Exercise goal: Which lines hold the word "that"? Copy each of them from the material.
## Start Record excerpts
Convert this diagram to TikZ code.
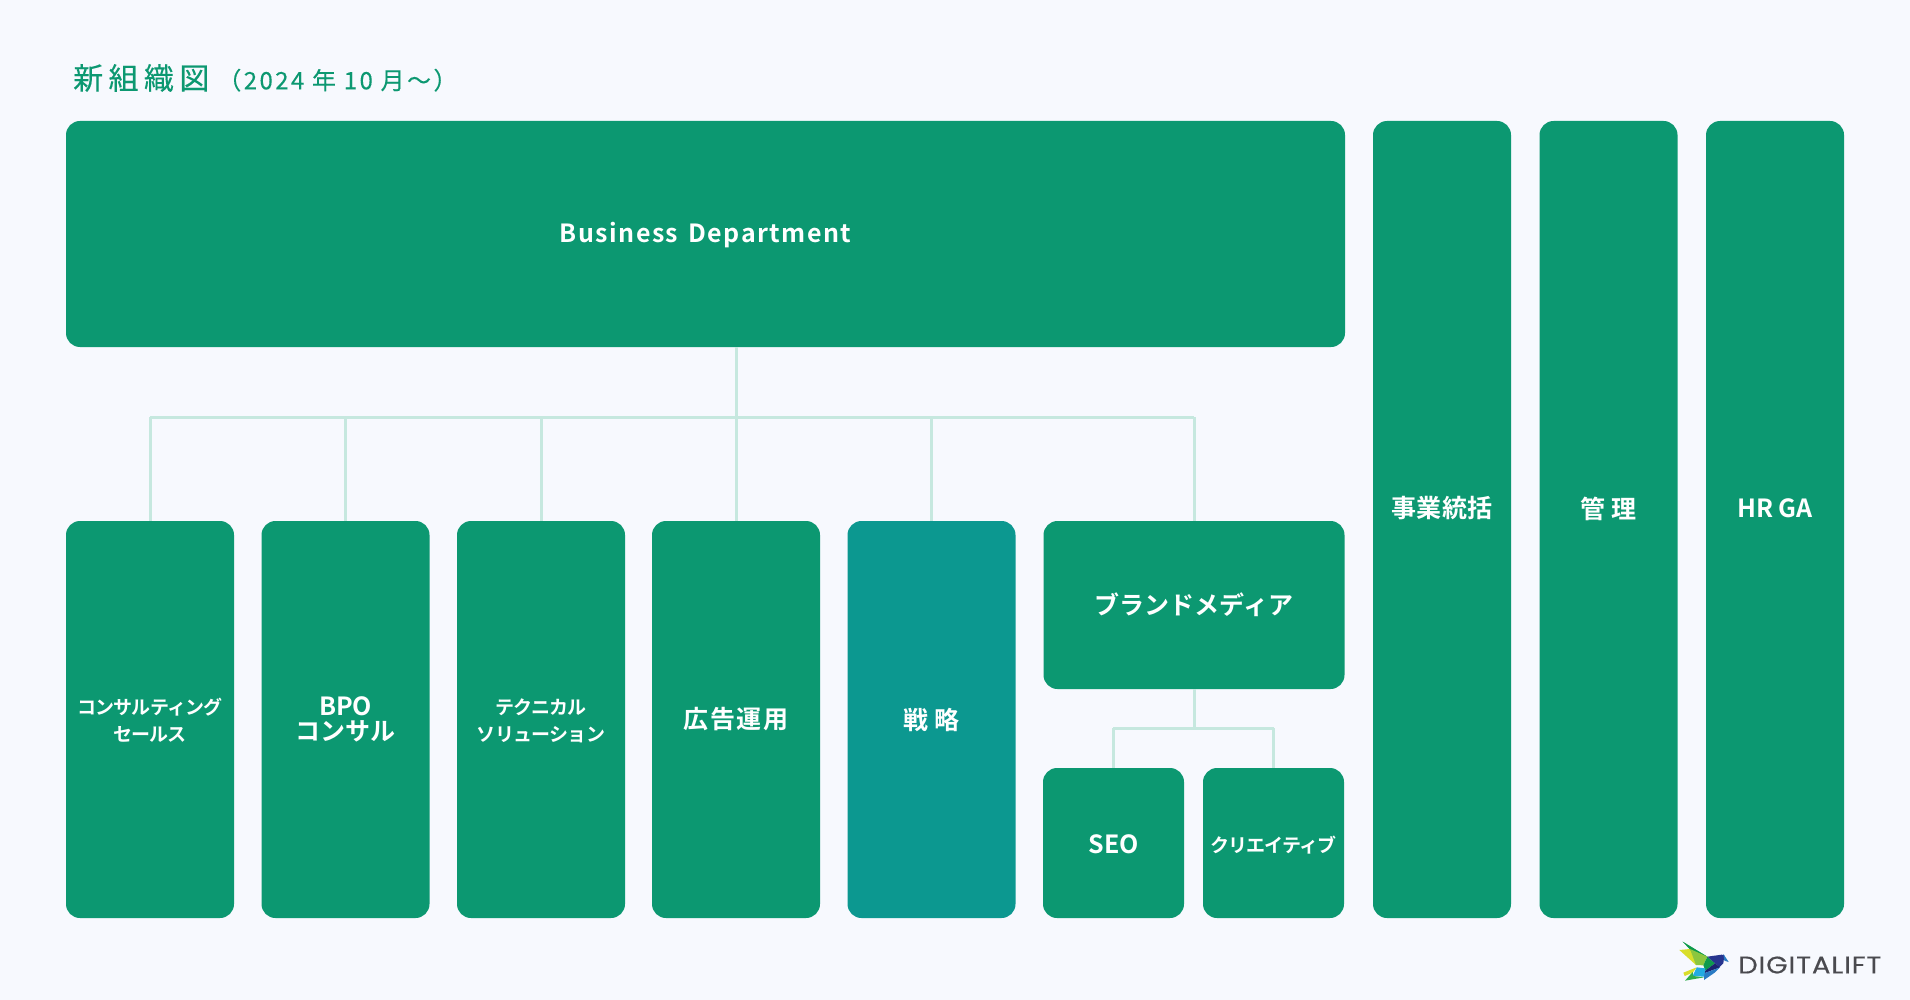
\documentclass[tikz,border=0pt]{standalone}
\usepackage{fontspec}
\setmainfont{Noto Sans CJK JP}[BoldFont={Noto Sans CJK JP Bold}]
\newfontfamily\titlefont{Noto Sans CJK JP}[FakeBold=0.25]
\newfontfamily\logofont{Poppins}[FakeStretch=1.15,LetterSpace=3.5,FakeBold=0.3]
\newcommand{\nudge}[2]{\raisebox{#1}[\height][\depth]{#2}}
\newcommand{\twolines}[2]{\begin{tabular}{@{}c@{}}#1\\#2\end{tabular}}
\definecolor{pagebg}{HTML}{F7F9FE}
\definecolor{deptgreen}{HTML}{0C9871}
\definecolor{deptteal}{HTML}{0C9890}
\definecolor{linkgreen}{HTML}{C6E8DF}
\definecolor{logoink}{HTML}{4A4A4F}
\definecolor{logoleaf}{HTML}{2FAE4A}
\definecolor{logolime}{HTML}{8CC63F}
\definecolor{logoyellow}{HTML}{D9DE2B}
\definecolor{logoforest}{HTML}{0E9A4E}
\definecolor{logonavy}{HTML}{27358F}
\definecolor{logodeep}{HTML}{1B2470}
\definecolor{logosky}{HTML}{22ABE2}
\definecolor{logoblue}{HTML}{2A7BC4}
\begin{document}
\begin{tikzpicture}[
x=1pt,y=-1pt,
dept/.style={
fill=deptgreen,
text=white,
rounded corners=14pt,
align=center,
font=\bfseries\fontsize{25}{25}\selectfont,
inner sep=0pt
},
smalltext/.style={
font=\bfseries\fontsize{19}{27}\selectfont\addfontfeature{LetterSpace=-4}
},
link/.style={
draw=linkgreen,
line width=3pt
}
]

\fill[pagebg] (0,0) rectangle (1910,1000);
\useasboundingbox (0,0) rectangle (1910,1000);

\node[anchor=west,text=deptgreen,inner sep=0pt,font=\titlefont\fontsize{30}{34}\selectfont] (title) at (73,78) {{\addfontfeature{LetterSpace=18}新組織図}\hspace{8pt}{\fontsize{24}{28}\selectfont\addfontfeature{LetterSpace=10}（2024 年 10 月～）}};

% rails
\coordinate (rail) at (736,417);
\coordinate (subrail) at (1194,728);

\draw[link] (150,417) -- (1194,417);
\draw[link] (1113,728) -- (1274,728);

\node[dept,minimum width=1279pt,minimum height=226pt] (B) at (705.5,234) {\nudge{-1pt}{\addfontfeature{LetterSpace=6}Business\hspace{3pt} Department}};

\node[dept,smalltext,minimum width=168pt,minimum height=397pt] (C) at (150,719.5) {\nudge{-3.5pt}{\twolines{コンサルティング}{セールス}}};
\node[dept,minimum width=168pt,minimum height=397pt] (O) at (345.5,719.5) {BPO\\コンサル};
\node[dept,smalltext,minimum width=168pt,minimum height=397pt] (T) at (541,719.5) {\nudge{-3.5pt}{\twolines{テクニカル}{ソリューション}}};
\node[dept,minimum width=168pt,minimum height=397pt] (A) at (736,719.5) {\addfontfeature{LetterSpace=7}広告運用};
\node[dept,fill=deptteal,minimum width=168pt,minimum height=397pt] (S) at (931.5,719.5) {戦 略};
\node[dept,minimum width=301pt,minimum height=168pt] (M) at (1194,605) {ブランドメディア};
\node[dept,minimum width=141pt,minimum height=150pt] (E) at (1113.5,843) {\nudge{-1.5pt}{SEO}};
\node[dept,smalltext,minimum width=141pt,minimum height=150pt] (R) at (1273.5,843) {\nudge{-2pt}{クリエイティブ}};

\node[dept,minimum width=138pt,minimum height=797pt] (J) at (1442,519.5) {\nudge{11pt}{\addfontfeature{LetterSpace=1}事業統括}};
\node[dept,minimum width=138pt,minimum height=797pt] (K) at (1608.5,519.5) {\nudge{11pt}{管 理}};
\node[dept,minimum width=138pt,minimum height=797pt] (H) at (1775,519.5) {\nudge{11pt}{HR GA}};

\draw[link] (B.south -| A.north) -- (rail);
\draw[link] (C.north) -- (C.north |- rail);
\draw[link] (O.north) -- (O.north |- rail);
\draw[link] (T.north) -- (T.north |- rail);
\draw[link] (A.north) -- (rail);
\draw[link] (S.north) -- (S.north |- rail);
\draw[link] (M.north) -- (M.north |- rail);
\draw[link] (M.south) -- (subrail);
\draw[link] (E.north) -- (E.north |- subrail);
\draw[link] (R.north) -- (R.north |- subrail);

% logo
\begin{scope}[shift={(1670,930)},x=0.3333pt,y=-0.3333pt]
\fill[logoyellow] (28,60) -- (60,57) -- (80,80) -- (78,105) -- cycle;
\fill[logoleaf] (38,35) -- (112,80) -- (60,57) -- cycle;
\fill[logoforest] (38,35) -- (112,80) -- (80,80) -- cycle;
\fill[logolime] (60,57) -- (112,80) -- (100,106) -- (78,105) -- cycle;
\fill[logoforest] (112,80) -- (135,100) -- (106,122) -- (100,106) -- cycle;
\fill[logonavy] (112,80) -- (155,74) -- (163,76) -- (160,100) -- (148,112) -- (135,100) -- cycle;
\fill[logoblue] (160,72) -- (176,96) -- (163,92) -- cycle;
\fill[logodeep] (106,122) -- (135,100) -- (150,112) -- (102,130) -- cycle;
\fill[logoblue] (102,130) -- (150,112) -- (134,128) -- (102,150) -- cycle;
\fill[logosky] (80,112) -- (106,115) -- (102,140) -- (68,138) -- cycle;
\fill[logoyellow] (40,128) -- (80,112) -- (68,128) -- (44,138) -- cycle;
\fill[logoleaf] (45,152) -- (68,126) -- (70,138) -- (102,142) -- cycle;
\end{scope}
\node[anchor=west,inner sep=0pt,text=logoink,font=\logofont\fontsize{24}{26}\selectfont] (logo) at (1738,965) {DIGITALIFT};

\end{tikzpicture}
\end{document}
## End Record excerpts
## Start Record excerpts
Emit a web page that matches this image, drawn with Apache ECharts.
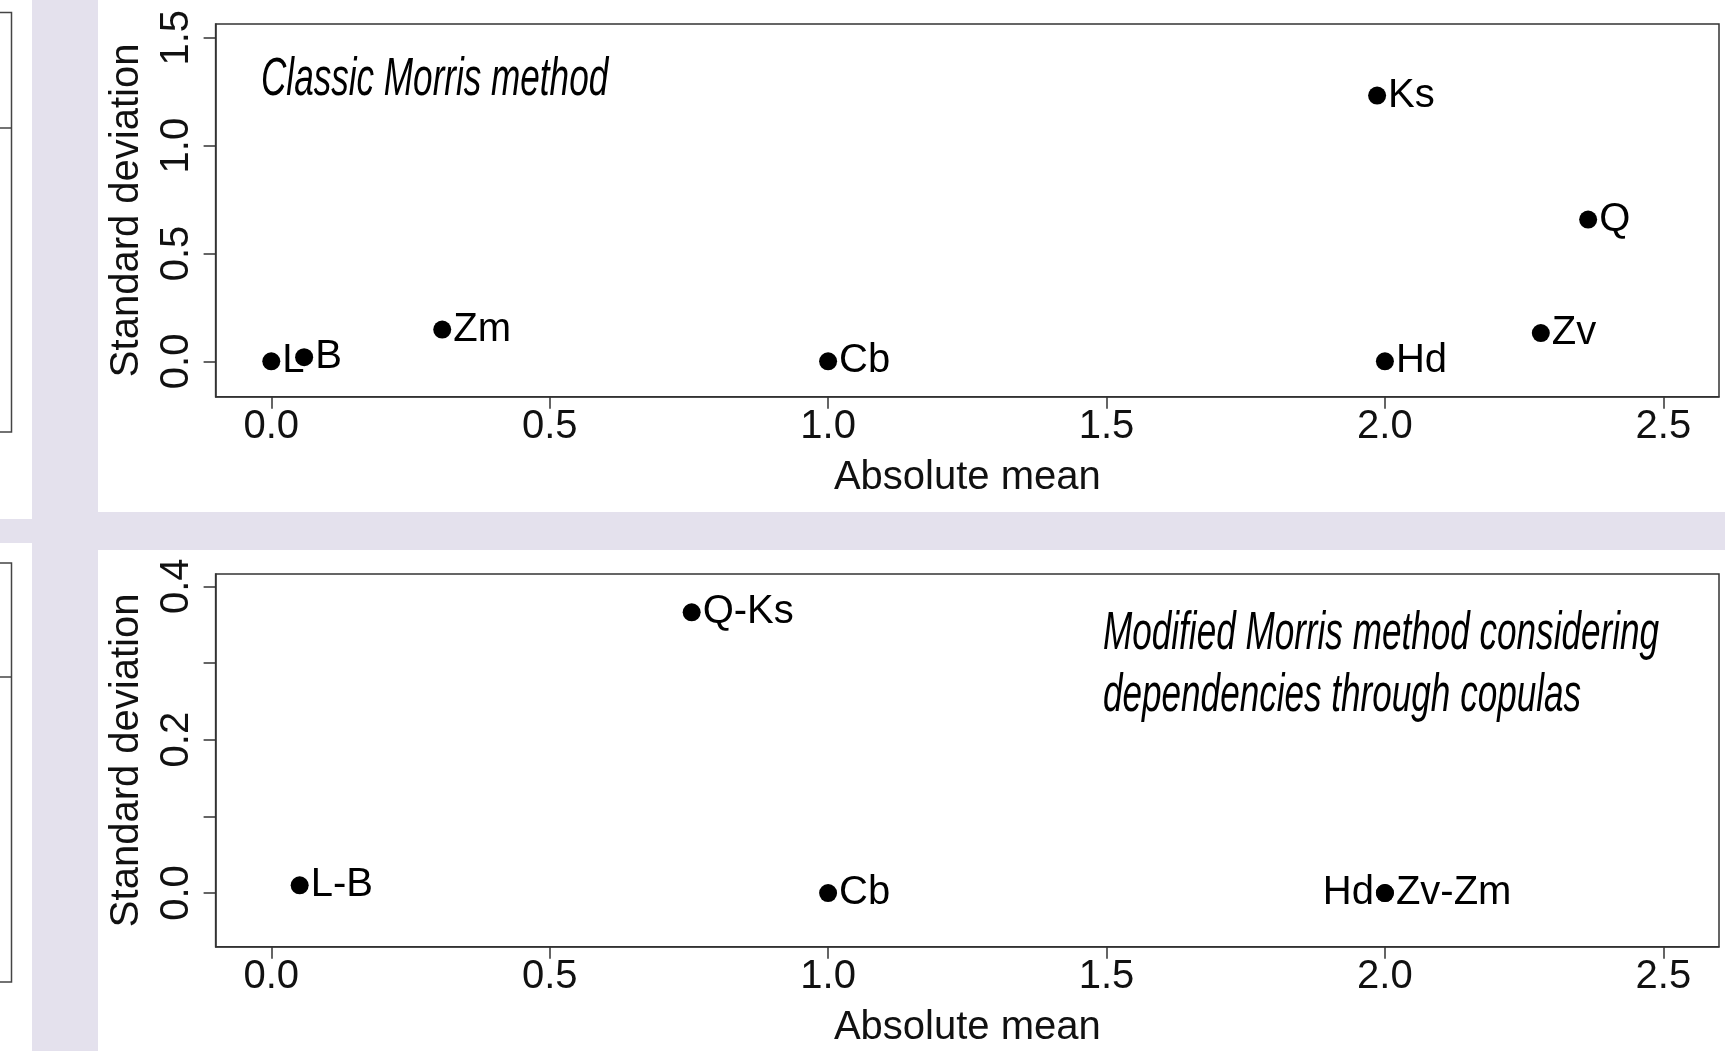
## End Record excerpts
## Start Record excerpts
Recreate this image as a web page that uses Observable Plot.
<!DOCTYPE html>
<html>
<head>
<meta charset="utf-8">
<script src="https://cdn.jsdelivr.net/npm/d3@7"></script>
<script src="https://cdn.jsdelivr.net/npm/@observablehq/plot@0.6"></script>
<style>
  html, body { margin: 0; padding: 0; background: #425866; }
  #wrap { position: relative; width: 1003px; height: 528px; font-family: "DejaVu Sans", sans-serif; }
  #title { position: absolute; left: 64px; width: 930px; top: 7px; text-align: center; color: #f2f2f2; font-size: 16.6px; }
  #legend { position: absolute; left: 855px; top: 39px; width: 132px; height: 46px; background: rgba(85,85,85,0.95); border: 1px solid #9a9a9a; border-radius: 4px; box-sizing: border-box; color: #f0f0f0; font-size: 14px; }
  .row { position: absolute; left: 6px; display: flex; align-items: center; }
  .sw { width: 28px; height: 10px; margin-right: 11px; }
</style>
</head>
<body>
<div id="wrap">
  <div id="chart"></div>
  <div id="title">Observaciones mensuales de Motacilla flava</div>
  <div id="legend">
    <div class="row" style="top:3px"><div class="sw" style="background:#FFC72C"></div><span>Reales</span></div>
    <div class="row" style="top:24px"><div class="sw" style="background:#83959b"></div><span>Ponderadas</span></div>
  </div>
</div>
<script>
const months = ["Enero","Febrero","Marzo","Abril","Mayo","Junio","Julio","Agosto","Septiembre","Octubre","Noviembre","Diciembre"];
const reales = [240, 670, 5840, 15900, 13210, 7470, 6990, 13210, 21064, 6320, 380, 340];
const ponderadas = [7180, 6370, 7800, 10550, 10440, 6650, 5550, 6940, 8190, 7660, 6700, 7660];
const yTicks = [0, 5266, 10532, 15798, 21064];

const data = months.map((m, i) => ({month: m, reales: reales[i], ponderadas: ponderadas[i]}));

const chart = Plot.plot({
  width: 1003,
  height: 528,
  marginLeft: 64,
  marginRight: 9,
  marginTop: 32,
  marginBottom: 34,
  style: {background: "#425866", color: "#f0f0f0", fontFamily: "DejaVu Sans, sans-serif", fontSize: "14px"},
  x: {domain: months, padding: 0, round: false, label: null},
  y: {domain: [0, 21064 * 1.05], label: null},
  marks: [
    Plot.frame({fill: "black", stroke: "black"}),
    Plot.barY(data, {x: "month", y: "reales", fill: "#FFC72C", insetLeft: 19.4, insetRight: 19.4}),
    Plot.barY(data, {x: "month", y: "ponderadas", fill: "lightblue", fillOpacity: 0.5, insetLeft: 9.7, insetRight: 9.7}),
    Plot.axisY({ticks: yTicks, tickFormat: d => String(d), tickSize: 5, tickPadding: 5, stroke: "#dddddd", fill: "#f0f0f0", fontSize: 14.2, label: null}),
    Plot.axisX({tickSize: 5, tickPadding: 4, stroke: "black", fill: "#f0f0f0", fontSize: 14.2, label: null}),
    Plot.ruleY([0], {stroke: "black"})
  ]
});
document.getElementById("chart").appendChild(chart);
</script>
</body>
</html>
## End Record excerpts
Solved problem:
Emit a web page that matches this image, drawn with Apache ECharts.
Recreate this image as a web page that uses Observable Plot.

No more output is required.